E pode nem ser para seu uso próprio, mas, provavelmente,
para adquirir uma droga e aplacar sua angústia de se viver numa “sociedade de
consumo”, uma sociedade em que “nós (a velha geração) hipotecamos o futuro”, no
dizer de Bauman (2012).
Quem já visitou uma instituição destinada à aplicação de medidas socioeducativas sabe que elas não são um "paraíso" na Terra. Da mesma maneira, ao contrário do que se tem interpretado, a Lei nº 8.069/1990, que instituiu o Estatuto da Criança e do Adolescente (ECA), não é benevolente para com os adolescentes que cometem atos infracionais, ainda que esta mesma lei necessite de reparos, tendo em vista o atual contexto e as peculiaridades dos atos dos adolescentes.
Toda cautela é pouca e, portanto, toda sobriedade é
necessária, mesmo porque, quando se vê um adolescente morador de favela ou
periferia cometendo um delito, logo pode vir à mente a ideia de que reduzir a
maioridade penal, para 16 ou até 14 anos de idade, é a solução para as mazelas
sociais, mas, quando se tem a notícia de que um alto contingente de
adolescentes de classe média encontra-se internado em instituições como a Fundação
Casa, em São Paulo (28%, segundo o censo de 2006), o clamor para a criminalização de adolescentes infratores
(ou, “em conflito com a lei”, para utilizar um jargão jurídico), e o envio
destes para os presídios, torna-se um mal-estar, posto que, como diz o velho
ditado: “pimenta nos olhos dos outros é refresco”.
BAUMAN, Zygmunt.
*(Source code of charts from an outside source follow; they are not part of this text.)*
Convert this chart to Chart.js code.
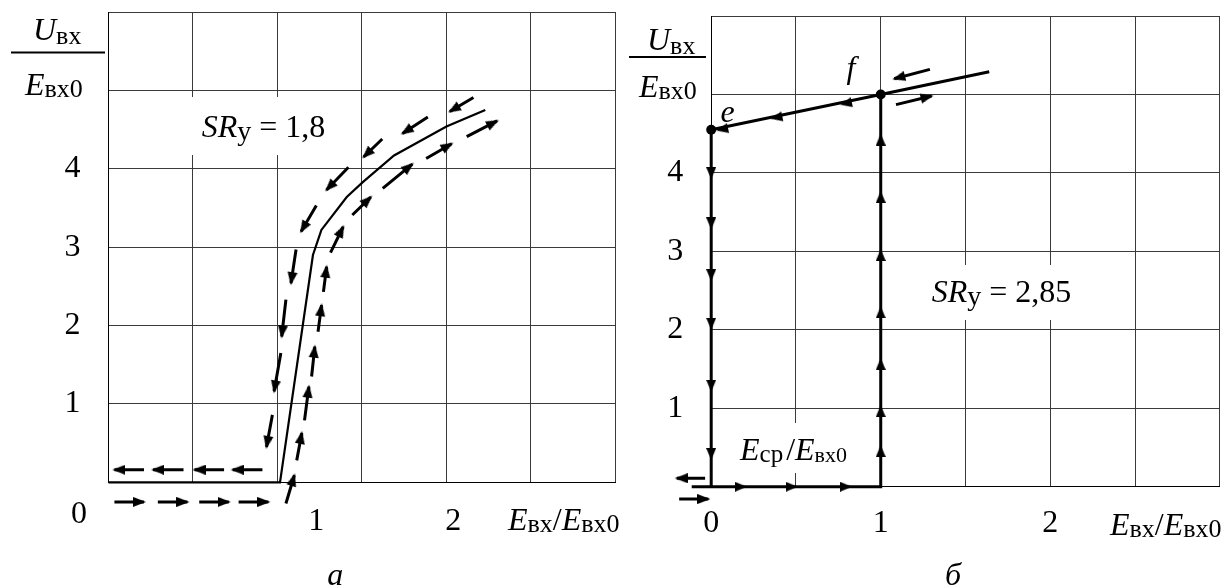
<!DOCTYPE html>
<html lang="ru">
<head>
<meta charset="utf-8">
<title>SR</title>
<script src="https://cdn.jsdelivr.net/npm/chart.js@4.4.1/dist/chart.umd.min.js"></script>
<style>
  html, body { margin: 0; padding: 0; background: #fff; }
  #wrap { position: relative; width: 1225px; height: 588px; }
  canvas { position: absolute; top: 0; }
  #chartA { left: 0; }
  #chartB { left: 620px; }
</style>
</head>
<body>
<div id="wrap">
  <canvas id="chartA" width="622" height="588"></canvas>
  <canvas id="chartB" width="605" height="588"></canvas>
</div>
<script>
// --- панель а: SR = 1,8 ---
const curveA = [[0, 0], [1.015, 0], [1.21, 2.9], [1.26, 3.22], [1.41, 3.64], [1.505, 3.83], [1.69, 4.17], [2.0, 4.54], [2.23, 4.75]];

// стрелки: [x хвоста, y хвоста, x острия, y острия]
const arrowsDownA = [
    [2.16, 4.91, 2.02, 4.73], [1.89, 4.66, 1.74, 4.45], [1.62, 4.38, 1.51, 4.15],
    [1.42, 4.02, 1.29, 3.73], [1.23, 3.53, 1.14, 3.2], [1.11, 2.97, 1.08, 2.54],
    [1.05, 2.33, 1.025, 1.86], [1.02, 1.65, 0.98, 1.16], [0.97, 0.86, 0.935, 0.45]
];
const arrowsLeftA = [
    [0.21, 0.16, 0.035, 0.16], [0.444, 0.16, 0.264, 0.16],
    [0.684, 0.16, 0.509, 0.16], [0.911, 0.16, 0.735, 0.16]
];
const arrowsRightA = [
    [0.035, -0.25, 0.21, -0.25], [0.292, -0.25, 0.467, -0.25],
    [0.537, -0.25, 0.712, -0.25], [0.77, -0.25, 0.946, -0.25]
];
const arrowsUpA = [
    [1.05, -0.27, 1.1, 0.09], [1.114, 0.28, 1.144, 0.63], [1.16, 0.79, 1.186, 1.22],
    [1.202, 1.35, 1.221, 1.73], [1.24, 1.92, 1.261, 2.26], [1.272, 2.43, 1.291, 2.75],
    [1.314, 2.93, 1.389, 3.26], [1.443, 3.41, 1.553, 3.64], [1.623, 3.75, 1.798, 4.06],
    [1.88, 4.13, 2.031, 4.32], [2.12, 4.41, 2.3, 4.61]
];
// подписи оси x панели а: [текст, x, y]
const xLabelsA = [['0', -0.175, -0.52], ['1', 1.23, -0.61], ['2', 2.04, -0.61]];

// --- панель б: SR = 2,85 ---
const pathB1 = [[-0.115, 0], [1, 0], [1, 5.0]];
const pathB2 = [[1.64, 5.29], [1, 5.0], [0, 4.55], [0, 0]];
const pointsEF = [[0, 4.55], [1, 5.0]];
const downHeadsB = [3.92, 3.28, 2.62, 2.0, 1.21, 0.34];      // на x = 0
const upHeadsB = [4.5, 3.77, 3.03, 2.3, 1.64, 1.04, 0.53];   // на x = 1
const rightHeadsB = [0.21, 0.51, 0.83];                        // на y = 0
const slopeHeadsB = [[0.76, 4.87], [0.35, 4.69], [0.03, 4.54]];
const arrowsB = [
    [1.29, 5.32, 1.08, 5.2], [1.09, 4.87, 1.3, 4.98],
    [-0.036, 0.107, -0.203, 0.107], [-0.189, -0.157, -0.017, -0.157]
];
const xTicksB = [0, 1, 2];
const yTicks = [1, 2, 3, 4];

const FONT = '"Liberation Serif", "Times New Roman", serif';
const GRID = '#3a3a3a';
const SUB = 26;

// наконечник стрелки (остриё смотрит вправо)
function headImage(len, wid, over) {
    const c = document.createElement('canvas');
    const half = len - over;
    c.width = 2 * half;
    c.height = wid;
    const g = c.getContext('2d');
    g.fillStyle = '#000';
    g.beginPath();
    g.moveTo(0, 0);
    g.lineTo(len, wid / 2);
    g.lineTo(0, wid);
    g.closePath();
    g.fill();
    return c;
}
const HEAD_A = headImage(13, 10, 2);
const HEAD_B = headImage(12, 10, 0);

function pixelAngle(chart, dx, dy) {
    const sx = chart.scales.x, sy = chart.scales.y;
    if (!sx || !sy) return 0;
    const px = dx * (sx.getPixelForValue(1) - sx.getPixelForValue(0));
    const py = dy * (sy.getPixelForValue(1) - sy.getPixelForValue(0));
    return Math.atan2(py, px) * 180 / Math.PI;
}

function toXY(arr) {
    return arr.map(p => ({ x: p[0], y: p[1] }));
}

function solidSet(points, width) {
    return {
        data: toXY(points),
        borderColor: '#000', borderWidth: width, borderJoinStyle: 'miter',
        pointRadius: 0, clip: false
    };
}

// штриховая линия из стрелок: хвост, остриё, разрыв
function arrowSet(pairs, head) {
    const data = [];
    pairs.forEach(p => data.push({ x: p[0], y: p[1] }, { x: p[2], y: p[3] }, { x: null, y: null }));
    return {
        data: data,
        borderColor: '#000', borderWidth: 3, borderCapStyle: 'butt',
        spanGaps: false, clip: false,
        pointStyle: head,
        pointRadius: c => (c.dataIndex % 3 === 1 ? 40 : 0),
        pointRotation: c => {
            if (c.dataIndex % 3 !== 1) return 0;
            const d = c.dataset.data, a = d[c.dataIndex - 1], b = d[c.dataIndex];
            return pixelAngle(c.chart, b.x - a.x, b.y - a.y);
        }
    };
}

// одиночные наконечники на сплошной линии
function headSet(points, dir) {
    return {
        data: toXY(points),
        showLine: false, clip: false,
        pointStyle: HEAD_B, pointRadius: 40,
        pointRotation: c => pixelAngle(c.chart, dir[0], dir[1])
    };
}

// строка из кусков [текст, размер, курсив, сдвиг вниз]; число = пробел в px
function runs(ctx, x, y, parts) {
    ctx.textAlign = 'left';
    ctx.textBaseline = 'alphabetic';
    for (const p of parts) {
        if (typeof p === 'number') { x += p; continue; }
        const [t, size, it, dy] = p;
        ctx.font = (it ? 'italic ' : '') + size + 'px ' + FONT;
        ctx.fillText(t, x, y + (dy || 0));
        x += ctx.measureText(t).width;
    }
    return x;
}

function fraction(ctx, x0, x1, yLine, ux, uy, ex, ey) {
    runs(ctx, ux, uy, [['U', 32, true], ['вх', SUB, false, 4]]);
    ctx.fillRect(x0, yLine - 1, x1 - x0, 2);
    runs(ctx, ex, ey, [['E', 32, true], ['вх0', SUB, false, 2]]);
}

function xTitle(ctx, x, y) {
    runs(ctx, x, y, [['E', 32, true], ['вх', SUB, false, 2], ['/', 32, false], ['E', 32, true], ['вх0', SUB, false, 2]]);
}

function textCenter(ctx, t, x, y, italic) {
    ctx.font = (italic ? 'italic ' : '') + '32px ' + FONT;
    ctx.textAlign = 'center';
    ctx.textBaseline = 'alphabetic';
    ctx.fillText(t, x, y);
}

// подписи и белые подложки (координаты страницы)
function annotPlugin(left, boxes, drawTexts) {
    return {
        id: 'annot' + left,
        beforeDatasetsDraw(chart) {
            const ctx = chart.ctx;
            ctx.save();
            ctx.translate(-left, 0);
            ctx.fillStyle = '#fff';
            boxes.forEach(b => ctx.fillRect(b[0], b[1], b[2], b[3]));
            ctx.restore();
        },
        afterDraw(chart) {
            const ctx = chart.ctx;
            ctx.save();
            ctx.translate(-left, 0);
            ctx.fillStyle = '#000';
            drawTexts(ctx, chart);
            ctx.restore();
        }
    };
}

const tickFont = { family: FONT, size: 32, lineHeight: 1 };

function makeOptions(pad, yWidth, showX) {
    return {
        responsive: false,
        animation: false,
        devicePixelRatio: 1,
        events: [],
        layout: { padding: pad, autoPadding: false },
        plugins: { legend: { display: false }, tooltip: { enabled: false } },
        scales: {
            x: {
                type: 'linear', min: 0, max: 3,
                ticks: {
                    display: showX, stepSize: 0.5, autoSkip: false, maxRotation: 0,
                    padding: 21, color: '#000', font: tickFont,
                    callback: v => (xTicksB.includes(v) ? String(v) : '')
                },
                grid: { color: GRID, lineWidth: 1, drawTicks: false },
                border: { display: true, color: '#000', width: 1 },
                afterFit: s => { s.height = 60; s.paddingLeft = 0; s.paddingRight = 0; }
            },
            y: {
                type: 'linear', min: 0, max: 6,
                ticks: {
                    stepSize: 1, autoSkip: false, padding: 28, color: '#000', font: tickFont,
                    callback: v => (yTicks.includes(v) ? String(v) : '')
                },
                grid: { color: GRID, lineWidth: 1, drawTicks: false },
                border: { display: true, color: '#000', width: 1 },
                afterFit: s => { s.width = yWidth; s.paddingTop = 0; s.paddingBottom = 0; }
            }
        }
    };
}

// ---- панель а ----
const annotA = annotPlugin(0, [[188, 97, 152, 58]], (ctx, chart) => {
    fraction(ctx, 11, 105, 52.5, 33, 40, 25, 95);
    runs(ctx, 201.7, 136.7, [['SR', 32, true], ['у', 28, false, 3], [' = 1,8', 32, false]]);
    const sx = chart.scales.x, sy = chart.scales.y;
    xLabelsA.forEach(l => textCenter(ctx, l[0], sx.getPixelForValue(l[1]), sy.getPixelForValue(l[2]), false));
    xTitle(ctx, 508, 530);
    textCenter(ctx, 'а', 335.3, 585, true);
});

new Chart(document.getElementById('chartA'), {
    type: 'line',
    data: {
        datasets: [
            solidSet(curveA, 2.2),
            arrowSet(arrowsDownA, HEAD_A),
            arrowSet(arrowsLeftA, HEAD_A),
            arrowSet(arrowsRightA, HEAD_A),
            arrowSet(arrowsUpA, HEAD_A)
        ]
    },
    options: makeOptions({ left: 8.5, right: 6.6, top: 12, bottom: 45.7 }, 100, false),
    plugins: [annotA]
});

// ---- панель б ----
const annotB = annotPlugin(620, [[925, 265, 180, 55], [733, 423, 125, 50]], (ctx) => {
    fraction(ctx, 629, 706, 57, 647, 50, 639, 97);
    runs(ctx, 931.7, 301.7, [['SR', 32, true], ['у', 28, false, 3], [' = 2,85', 32, false]]);
    runs(ctx, 740, 460, [['E', 32, true], ['ср', 25, false, 2], 3, ['/', 32, false], ['E', 32, true], ['вх0', 22, false, 2]]);
    textCenter(ctx, 'e', 727.6, 122, true);
    textCenter(ctx, 'f', 851, 78, true);
    xTitle(ctx, 1110, 535);
    textCenter(ctx, 'б', 953, 585, true);
});

new Chart(document.getElementById('chartB'), {
    type: 'line',
    data: {
        datasets: [
            solidSet(pathB1, 3),
            solidSet(pathB2, 3),
            headSet(downHeadsB.map(y => [0, y]), [0, -1]),
            headSet(upHeadsB.map(y => [1, y]), [0, 1]),
            headSet(rightHeadsB.map(x => [x, 0]), [1, 0]),
            headSet(slopeHeadsB, [-1, -0.45]),
            arrowSet(arrowsB, HEAD_A),
            {
                data: toXY(pointsEF), showLine: false, clip: false,
                pointRadius: 5, pointStyle: 'circle',
                pointBackgroundColor: '#000', pointBorderWidth: 0
            }
        ]
    },
    options: makeOptions({ left: 11.2, right: 5.2, top: 16, bottom: 41.3 }, 80, true),
    plugins: [annotB]
});
</script>
</body>
</html>
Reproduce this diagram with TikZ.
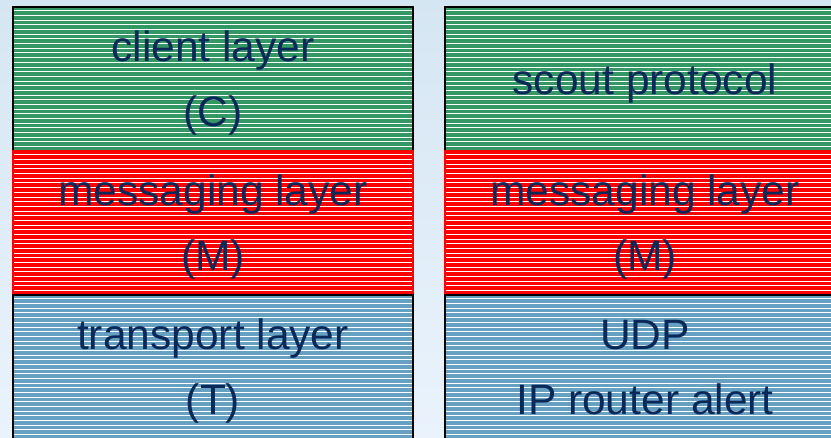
\documentclass[tikz,border=0pt]{standalone}
\usepackage{fontspec}
\setmainfont{Liberation Sans}
\definecolor{bgtop}{RGB}{213,230,243}
\definecolor{bgbot}{RGB}{234,243,252}
\definecolor{layergreen}{RGB}{52,152,101}
\definecolor{layerred}{RGB}{255,0,0}
\definecolor{layerblue}{RGB}{103,161,193}
\definecolor{labelnavy}{RGB}{10,40,90}
\tikzset{
  layer/.style={draw=black, line width=2pt, minimum width=400pt,
    minimum height=144pt, inner sep=0pt, outer sep=0pt, anchor=north west,
    text=labelnavy, font=\fontsize{42.5}{65}\selectfont, align=center,
    text depth=0pt,
    path picture={
      \foreach \k in {0,...,30}{
        \draw[white, line width=1pt]
          ([yshift=-4pt-\k*4.667pt]path picture bounding box.north west) --
          ([yshift=-4pt-\k*4.667pt]path picture bounding box.north east);
      }
    }},
  greenlayer/.style={layer, fill=layergreen},
  redlayer/.style={layer, fill=layerred, draw=layerred},
  bluelayer/.style={layer, fill=layerblue},
}
\begin{document}
\begin{tikzpicture}[x=1pt, y=-1pt]
  \clip (0,0) rectangle (831,438);
  \shade[top color=bgtop, bottom color=bgbot] (0,0) rectangle (831,438);

  % left stack: client / messaging / transport
  \node[greenlayer] (client) at (13,7) {client layer\\(C)};
  \node[redlayer] (msgL) at (13,151) {messaging layer\\(M)};
  \node[bluelayer] (transport) at (13,295) {transport layer\\(T)};

  % right stack: scout / messaging / UDP
  \node[greenlayer] (scout) at (445,7) {scout protocol};
  \node[redlayer] (msgR) at (445,151) {messaging layer\\(M)};
  \node[bluelayer] (udp) at (445,295) {UDP\\IP router alert};
\end{tikzpicture}
\end{document}
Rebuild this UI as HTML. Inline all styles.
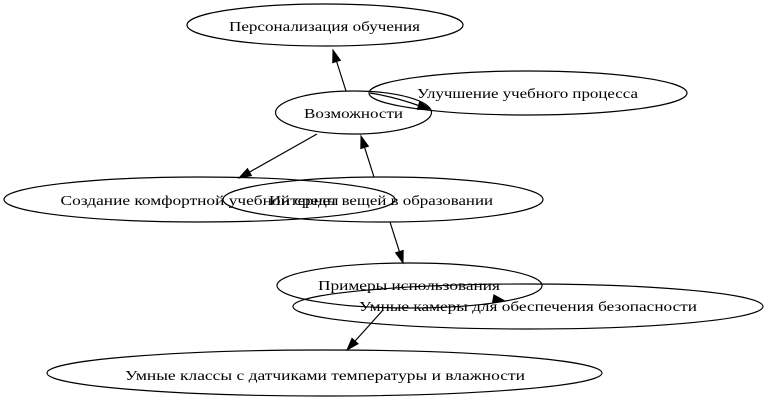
<!DOCTYPE html>
<html>
<head>
<meta charset="utf-8">
<style>
  html, body { margin: 0; padding: 0; background: #ffffff; }
  svg { display: block; }
  text { font-family: "Liberation Serif", "Noto Serif CJK SC", serif; font-size: 14px; fill: #000; }
</style>
</head>
<body>
<svg width="768" height="400" viewBox="0 0 768 400" xmlns="http://www.w3.org/2000/svg">
  <rect width="768" height="400" fill="#ffffff"/>
  <g fill="none" stroke="#000" stroke-width="1.2">
    <ellipse cx="325" cy="25" rx="138" ry="21"/>
    <ellipse cx="528" cy="93" rx="159" ry="22"/>
    <ellipse cx="353.5" cy="112.5" rx="78" ry="21.5"/>
    <ellipse cx="199.5" cy="199.5" rx="195.5" ry="22.5"/>
    <ellipse cx="383" cy="199.5" rx="160" ry="22.5"/>
    <ellipse cx="409.5" cy="285.5" rx="132.5" ry="22.5"/>
    <ellipse cx="528" cy="306.5" rx="235" ry="22.5"/>
    <ellipse cx="324.5" cy="373" rx="277.5" ry="23"/>
  </g>
  <g fill="none" stroke="#000" stroke-width="1.2">
    <line x1="346" y1="91" x2="336.6" y2="61.5"/>
    <path d="M370,93 Q395,97 418.5,105.5"/>
    <line x1="317" y1="134" x2="249.5" y2="172.1"/>
    <line x1="374" y1="177" x2="364.6" y2="147.4"/>
    <line x1="390" y1="222" x2="399.4" y2="251.6"/>
    <line x1="383" y1="310" x2="355" y2="341.1"/>
  </g>
  <g fill="#000" stroke="#000" stroke-width="1">
    <polygon points="333,50 340.4,60.3 332.7,62.7"/>
    <polygon points="430,109 417.4,109.3 419.7,101.7"/>
    <polygon points="239,178 251.4,175.6 247.5,168.6"/>
    <polygon points="361,136 368.4,146.2 360.8,148.6"/>
    <polygon points="403,263 395.6,252.8 403.2,250.4"/>
    <polygon points="505,301 492.5,302.7 493.9,294.9"/>
    <polygon points="347,350 358,343.8 352,338.4"/>
  </g>
  <g text-anchor="middle">
    <text x="324.5" y="31" textLength="191" lengthAdjust="spacingAndGlyphs">Персонализация обучения</text>
    <text x="527.5" y="98" textLength="221" lengthAdjust="spacingAndGlyphs">Улучшение учебного процесса</text>
    <text x="353.5" y="118" textLength="99" lengthAdjust="spacingAndGlyphs">Возможности</text>
    <text x="199.5" y="205" textLength="278" lengthAdjust="spacingAndGlyphs">Создание комфортной учебной среды</text>
    <text x="381" y="205" textLength="224" lengthAdjust="spacingAndGlyphs">Интернет вещей в образовании</text>
    <text x="409" y="290" textLength="182" lengthAdjust="spacingAndGlyphs">Примеры использования</text>
    <text x="528" y="311" textLength="338" lengthAdjust="spacingAndGlyphs">Умные камеры для обеспечения безопасности</text>
    <text x="325" y="380" textLength="400" lengthAdjust="spacingAndGlyphs">Умные классы с датчиками температуры и влажности</text>
  </g>
</svg>
</body>
</html>
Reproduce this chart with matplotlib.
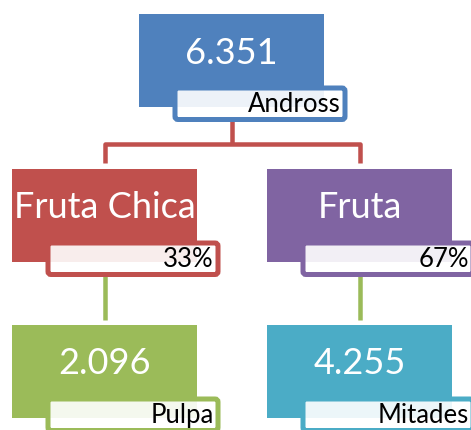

Entrevista concedida ao canal Globo News,
programa Milênio, em 19/01/2012. Disponível em http://youtu.be/OcPD1pLdkoQ.
CALLIGARIS, Contardo. A adolescência. São Paulo: Publifolha,
2000.
PEREIRA, Elvis. Tráfico e desejo de consumo levam classe
média para a Fundação casa: cresce número de internações e apreensões; ‘se
continuar nessa toada vamos ter problemas’, admite presidente. O Estadão de São
Paulo. Disponível em www.estadao.com.br/noticias/impresso,trafico-e-desejo-de-consumo-levam-classe-media-para-a-fundacao-casa,449333,0.htm,
em 12/10/2009. Acesso em 25/04/2013.